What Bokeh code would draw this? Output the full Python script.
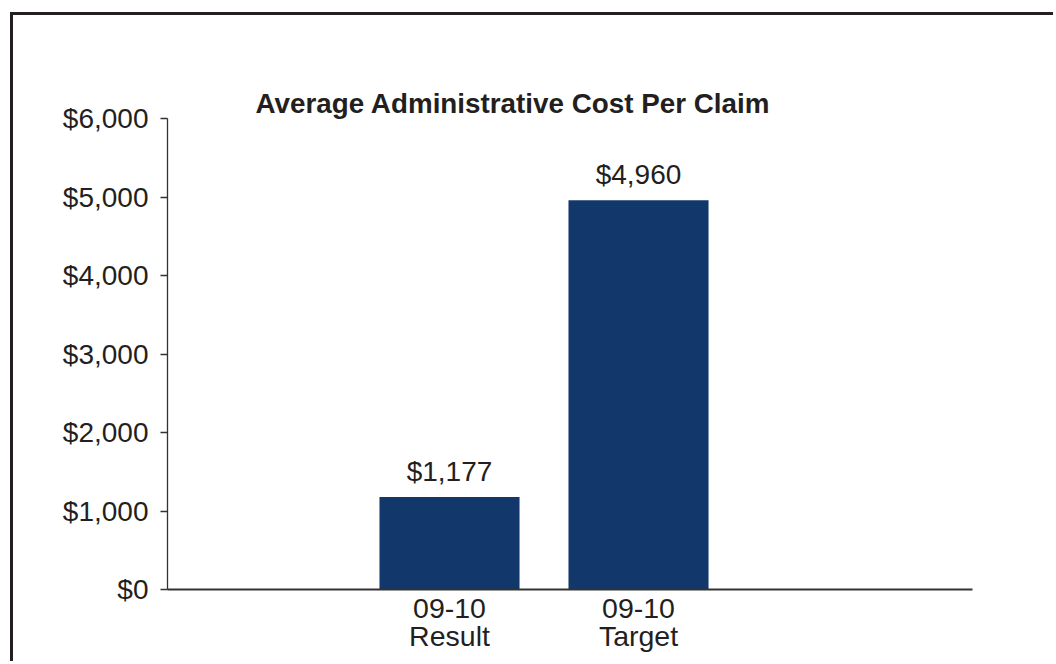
from bokeh.plotting import figure
from bokeh.models import (ColumnDataSource, Range1d, FixedTicker, NumeralTickFormatter,
                          LabelSet, LinearAxis)
from bokeh.core.properties import value
from bokeh.embed import file_html
from bokeh.resources import INLINE

# ---- data ----
cat_period = ["09-10", "09-10"]
cat_kind = ["Result", "Target"]
values = [1177, 4960]
y_ticks = [0, 1000, 2000, 3000, 4000, 5000, 6000]
title_text = "Average Administrative Cost Per Claim"

FONT = "Liberation Sans"
TXT = "#231f20"
BAR = "#12386b"
AX = "#333333"

xs = [i + 1 for i in range(len(values))]
labels = ["${:,}".format(v) for v in values]
src = ColumnDataSource(dict(x=xs, top=values, label=labels))

p = figure(width=1043, height=649,
           x_range=Range1d(-0.492, 3.767), y_range=Range1d(0, 6000),
           output_backend="svg", toolbar_location=None,
           min_border_left=154, min_border_right=84,
           min_border_top=103, min_border_bottom=75,
           margin=(12, 0, 0, 10),
           styles={"border-top": "3px solid #231f20", "border-left": "3px solid #231f20"},
           title=title_text)

p.title.text_font = FONT
p.title.text_font_size = "27.8px"
p.title.text_font_style = "bold"
p.title.text_color = TXT
p.title.align = "left"
p.title.offset = 88
p.title.standoff = 0

p.outline_line_color = None
p.xgrid.visible = False
p.ygrid.visible = False
p.background_fill_color = "white"
p.border_fill_color = "white"

p.vbar(x="x", top="top", width=0.741, source=src, fill_color=BAR, line_color=None)

p.add_layout(LabelSet(x="x", y="top", text="label", source=src,
                      text_align="center", text_baseline="alphabetic", y_offset=16,
                      text_font=value(FONT), text_font_size="28px", text_color=TXT))

ya = p.left[0]
ya.ticker = FixedTicker(ticks=y_ticks)
ya.formatter = NumeralTickFormatter(format="$0,0")
ya.major_tick_out = 7
ya.major_tick_in = 0
ya.minor_tick_out = 0
ya.minor_tick_in = 0
ya.major_label_standoff = 12
ya.major_label_text_font = FONT
ya.major_label_text_font_size = "28px"
ya.major_label_text_color = TXT
ya.axis_line_color = AX
ya.axis_line_width = 1.3
ya.major_tick_line_color = AX
ya.major_tick_line_width = 1.3

xa = p.below[0]
xa.ticker = FixedTicker(ticks=xs)
xa.major_label_overrides = {x: c for x, c in zip(xs, cat_period)}
xa.major_tick_out = 0
xa.major_tick_in = 0
xa.minor_tick_out = 0
xa.minor_tick_in = 0
xa.major_label_standoff = 9
xa.major_label_text_font = FONT
xa.major_label_text_font_size = "28.5px"
xa.major_label_text_color = TXT
xa.axis_line_color = AX
xa.axis_line_width = 2

xa2 = LinearAxis(ticker=FixedTicker(ticks=xs),
                 major_label_overrides={x: c for x, c in zip(xs, cat_kind)})
xa2.major_tick_out = 0
xa2.major_tick_in = 0
xa2.minor_tick_out = 0
xa2.minor_tick_in = 0
xa2.major_label_standoff = -1
xa2.major_label_text_font = FONT
xa2.major_label_text_font_size = "28.5px"
xa2.major_label_text_color = TXT
xa2.axis_line_color = None
p.add_layout(xa2, "below")

# invisible spacer axis between title and plot frame
spacer = LinearAxis(ticker=FixedTicker(ticks=[]), axis_line_color=None,
                    major_tick_out=59, major_tick_in=0,
                    minor_tick_out=0, minor_tick_in=0,
                    major_tick_line_color=None, minor_tick_line_color=None)
p.add_layout(spacer, "above")

open("out.html", "w").write(file_html(p, INLINE))
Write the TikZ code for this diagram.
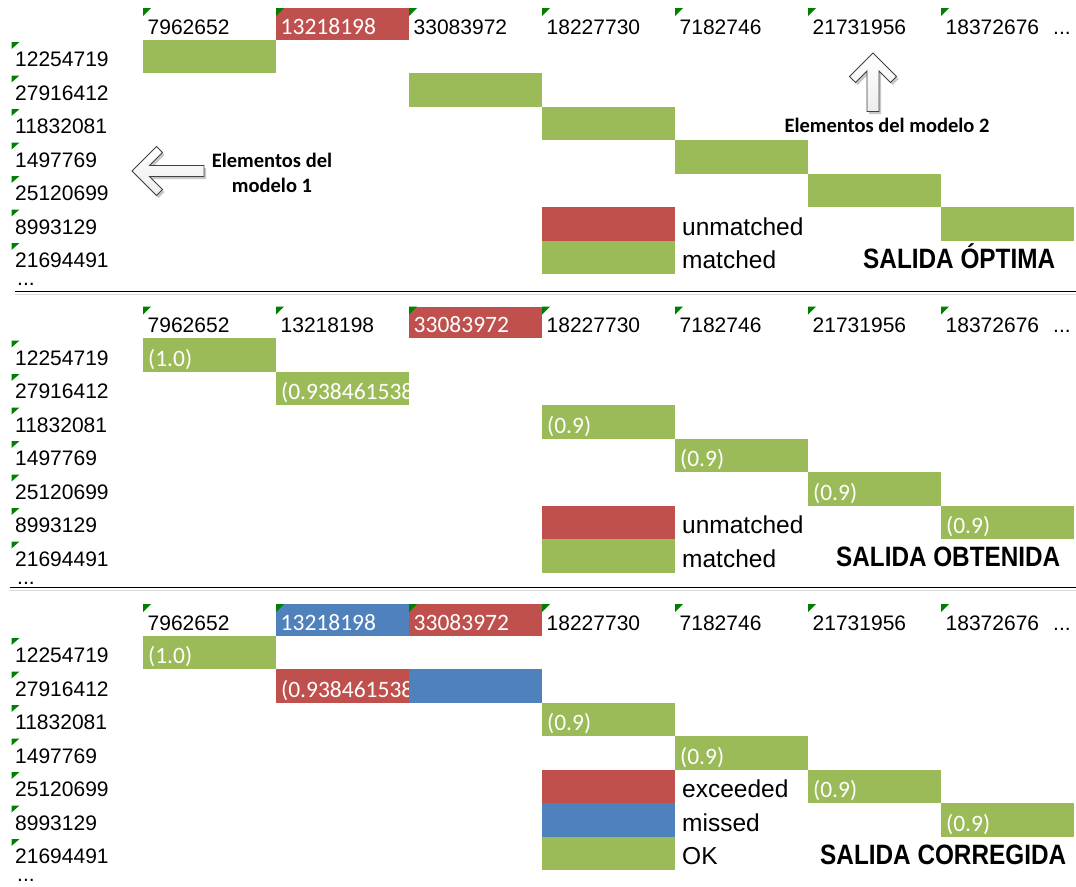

• What the task requires: Quote the full listing above word for word; exclude every picture from the copy.

• Answer to the problem:
What Bokeh code would draw this? Output the full Python script.
from bokeh.plotting import figure
from bokeh.models import (ColumnDataSource, Range1d, FixedTicker, NumeralTickFormatter,
                          LabelSet, LinearAxis)
from bokeh.core.properties import value
from bokeh.embed import file_html
from bokeh.resources import INLINE

# ---- data ----
cat_period = ["09-10", "09-10"]
cat_kind = ["Result", "Target"]
values = [1177, 4960]
y_ticks = [0, 1000, 2000, 3000, 4000, 5000, 6000]
title_text = "Average Administrative Cost Per Claim"

FONT = "Liberation Sans"
TXT = "#231f20"
BAR = "#12386b"
AX = "#333333"

xs = [i + 1 for i in range(len(values))]
labels = ["${:,}".format(v) for v in values]
src = ColumnDataSource(dict(x=xs, top=values, label=labels))

p = figure(width=1043, height=649,
           x_range=Range1d(-0.492, 3.767), y_range=Range1d(0, 6000),
           output_backend="svg", toolbar_location=None,
           min_border_left=154, min_border_right=84,
           min_border_top=103, min_border_bottom=75,
           margin=(12, 0, 0, 10),
           styles={"border-top": "3px solid #231f20", "border-left": "3px solid #231f20"},
           title=title_text)

p.title.text_font = FONT
p.title.text_font_size = "27.8px"
p.title.text_font_style = "bold"
p.title.text_color = TXT
p.title.align = "left"
p.title.offset = 88
p.title.standoff = 0

p.outline_line_color = None
p.xgrid.visible = False
p.ygrid.visible = False
p.background_fill_color = "white"
p.border_fill_color = "white"

p.vbar(x="x", top="top", width=0.741, source=src, fill_color=BAR, line_color=None)

p.add_layout(LabelSet(x="x", y="top", text="label", source=src,
                      text_align="center", text_baseline="alphabetic", y_offset=16,
                      text_font=value(FONT), text_font_size="28px", text_color=TXT))

ya = p.left[0]
ya.ticker = FixedTicker(ticks=y_ticks)
ya.formatter = NumeralTickFormatter(format="$0,0")
ya.major_tick_out = 7
ya.major_tick_in = 0
ya.minor_tick_out = 0
ya.minor_tick_in = 0
ya.major_label_standoff = 12
ya.major_label_text_font = FONT
ya.major_label_text_font_size = "28px"
ya.major_label_text_color = TXT
ya.axis_line_color = AX
ya.axis_line_width = 1.3
ya.major_tick_line_color = AX
ya.major_tick_line_width = 1.3

xa = p.below[0]
xa.ticker = FixedTicker(ticks=xs)
xa.major_label_overrides = {x: c for x, c in zip(xs, cat_period)}
xa.major_tick_out = 0
xa.major_tick_in = 0
xa.minor_tick_out = 0
xa.minor_tick_in = 0
xa.major_label_standoff = 9
xa.major_label_text_font = FONT
xa.major_label_text_font_size = "28.5px"
xa.major_label_text_color = TXT
xa.axis_line_color = AX
xa.axis_line_width = 2

xa2 = LinearAxis(ticker=FixedTicker(ticks=xs),
                 major_label_overrides={x: c for x, c in zip(xs, cat_kind)})
xa2.major_tick_out = 0
xa2.major_tick_in = 0
xa2.minor_tick_out = 0
xa2.minor_tick_in = 0
xa2.major_label_standoff = -1
xa2.major_label_text_font = FONT
xa2.major_label_text_font_size = "28.5px"
xa2.major_label_text_color = TXT
xa2.axis_line_color = None
p.add_layout(xa2, "below")

# invisible spacer axis between title and plot frame
spacer = LinearAxis(ticker=FixedTicker(ticks=[]), axis_line_color=None,
                    major_tick_out=59, major_tick_in=0,
                    minor_tick_out=0, minor_tick_in=0,
                    major_tick_line_color=None, minor_tick_line_color=None)
p.add_layout(spacer, "above")

open("out.html", "w").write(file_html(p, INLINE))
Write the TikZ code for this diagram.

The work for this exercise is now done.